Hanzlik’s confidence grows in college
Brittany Hanzlik says public speaking is one of her favorite things. “I really just enjoy talking to other people about anything,” she said.
Hanzlik, a sophomore from Stuart majoring in organization and relational studies, started competing in 4-H public speaking events when she was 8 years old and fell in love with public speaking. She continued to compete as a 4-H member until she entered high school and joined the speech team and competed at that level for all four years.
“My love for public speaking continued to grow the older I became. When I discovered the UNK Forensics Team, I was interested to see what it was all about and was excited to be able to compete again,” Hanzlik said.
“I was never really a quiet child, but I definitely believe by starting to speak in competitions when I was only eight helped me overcome any fear I had of public speaking very early,” Hanzlik said.
In high school, Hanzlik competed in informative and oral interpretation of drama (OID). In college, she currently competes in informative and prose interpretation.
“When you can effectively communicate, things can get done more efficiently and in a more positive manner” – Brittany Hanzlik
“I think the biggest difference I’ve noticed in informative speaking is the topic of one’s speech. In high school, I gave speeches over topics such as bubble gum, hypnosis and tetrachromacy,” she said. In UNK forensics, the topics are usually more abstract and thoughtful. The whole idea is to speak and inform your audience about something that has the potential to drastically impact society in some way.

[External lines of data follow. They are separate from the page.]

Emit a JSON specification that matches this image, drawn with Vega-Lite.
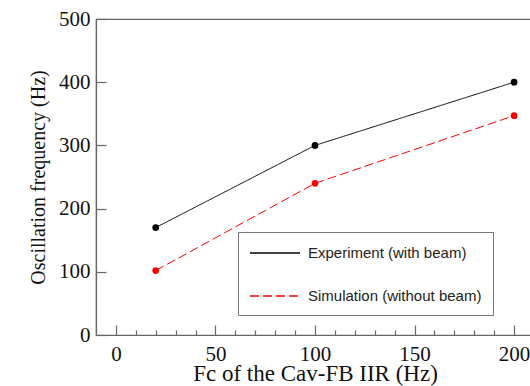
{
  "$schema": "https://vega.github.io/schema/vega-lite/v6.json",
  "width": 438,
  "height": 316,
  "autosize": {"type": "none"},
  "padding": {"left": 96, "top": 19, "right": 0, "bottom": 51},
  "background": "white",
  "data": {
    "values": [
      {"fc": 20, "freq": 170, "series": "Experiment (with beam)"},
      {"fc": 100, "freq": 300, "series": "Experiment (with beam)"},
      {"fc": 200, "freq": 400, "series": "Experiment (with beam)"},
      {"fc": 20, "freq": 102, "series": "Simulation (without beam)"},
      {"fc": 100, "freq": 240, "series": "Simulation (without beam)"},
      {"fc": 200, "freq": 347, "series": "Simulation (without beam)"}
    ]
  },
  "encoding": {
    "x": {
      "field": "fc", "type": "quantitative",
      "scale": {"domain": [-10, 210], "nice": false, "zero": false},
      "axis": {
        "title": "Fc of the Cav-FB IIR (Hz)",
        "titleFontSize": 23,
        "values": [0,10,20,30,40,50,60,70,80,90,100,110,120,130,140,150,160,170,180,190,200],
        "labelExpr": "datum.value % 50 === 0 ? datum.label : ''",
        "tickSize": {"condition": {"test": "datum.value % 50 === 0", "value": -10}, "value": -5},
        "labelPadding": 18,
        "titlePadding": -7
      }
    },
    "y": {
      "field": "freq", "type": "quantitative",
      "scale": {"domain": [0, 500], "nice": false},
      "axis": {
        "title": "Oscillation frequency (Hz)",
        "values": [0, 100, 200, 300, 400, 500],
        "tickSize": -10,
        "labelPadding": 16,
        "titlePadding": 10
      }
    },
    "color": {
      "field": "series", "type": "nominal",
      "scale": {"domain": ["Experiment (with beam)", "Simulation (without beam)"], "range": ["#000000", "#ff0000"]},
      "legend": {
        "title": null,
        "orient": "none",
        "legendX": 142,
        "legendY": 213,
        "symbolType": "M-2.778,0H2.778",
        "symbolSize": 324,
        "symbolOffset": 16,
        "symbolStrokeWidth": 1.5,
        "symbolFillColor": "transparent",
        "labelFont": "Liberation Sans",
        "labelFontSize": 15,
        "labelColor": "#222",
        "labelOffset": 23,
        "labelLimit": 400,
        "strokeColor": "#777",
        "padding": 11,
        "rowPadding": 25
      }
    }
  },
  "layer": [
    {
      "mark": {"type": "line", "strokeWidth": 1},
      "encoding": {
        "strokeDash": {
          "field": "series", "type": "nominal",
          "scale": {"domain": ["Experiment (with beam)", "Simulation (without beam)"], "range": [[1, 0], [9, 4]]},
          "legend": null
        }
      }
    },
    {
      "mark": {"type": "point", "filled": true, "size": 45, "opacity": 1}
    }
  ],
  "config": {
    "view": {"stroke": "#666", "strokeWidth": 1.2},
    "axis": {
      "domainColor": "#666",
      "domainWidth": 1.2,
      "tickColor": "#666",
      "tickWidth": 1.2,
      "grid": false,
      "labelFont": "Liberation Serif",
      "labelFontSize": 21,
      "labelColor": "#111",
      "titleFont": "Liberation Serif",
      "titleFontSize": 20,
      "titleFontWeight": "normal",
      "titleColor": "#111",
      "labelFlush": false,
      "labelOverlap": false
    }
  }
}
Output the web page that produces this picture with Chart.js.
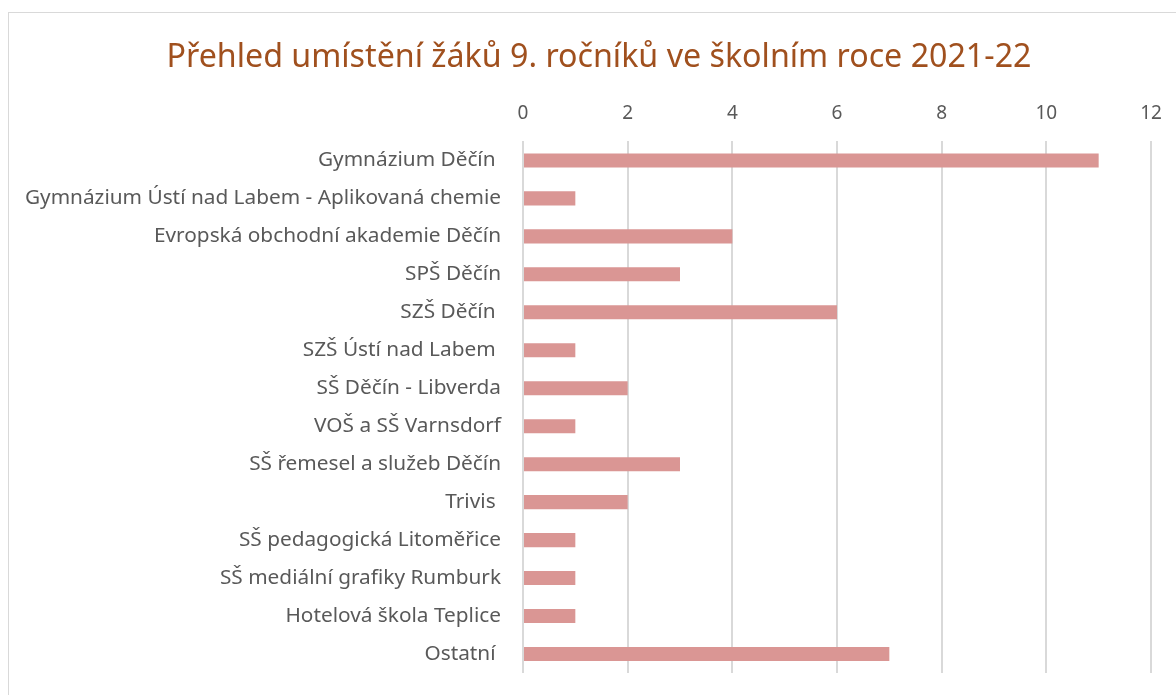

“While I never competed in serious or humorous prose in high school, the biggest difference I’ve noticed is prose in forensics is the focus on the story itself and the story’s content, while prose in high school involved a lot of different voiced, stances and characters,” Hanzlik said.
Hanzlik said, “The biggest transition I’ve personally gone through for competing at a college level is the way I present my informative speech. I’ve had to learn to not be so robotic and speak with a much more conversational tone.”
“My favorite thing about competition days is just performing my pieces for judges and audiences,” Hanzlik said.
Another favorite part about competing at the college level is the topic choices of others. “I really enjoy listening to other individual’s pieces and topics because they’re very thought provoking and really make you think and see things in a different way,” Hanzlik said.
“I don’t really have any rituals or good luck routines I do before I perform. I usually make sure I’ve practiced my piece at least once before I actually compete and right before I walk up to the front of the room, I take a deep breath to relax myself,” Hanzlik said.
In order to prepare for the weekend meets, Hanslik said, “Practice, practice, practice! I really work to try to improve upon whatever my ballot or coaches think needs improved.”
The forensics team has meetings where they practice Tuesday nights. In addition to those practices, Hanzlik attempts to meet with at least two of her coaches each week. She works with all four of the coaches, Aaron Blackman, Michael Taylor, Heather Kelly and Crystal Hurt.
So far this year, Henlik has competed at speech meets in Hastings, Omaha, Scottsbluff, Crete and a tournament in Illinois.
Hanzlik believes that skills gained in speech and forensics will greatly help in the future. “No matter what career I choose, communication with individuals will be a part of it, and when you can effectively communicate, things can get done more efficiently and in a more positive manner,” she said.
“I think networking and being able to speak in front of a group can help anyone to have more confidence in themselves, which is important for any job or career.”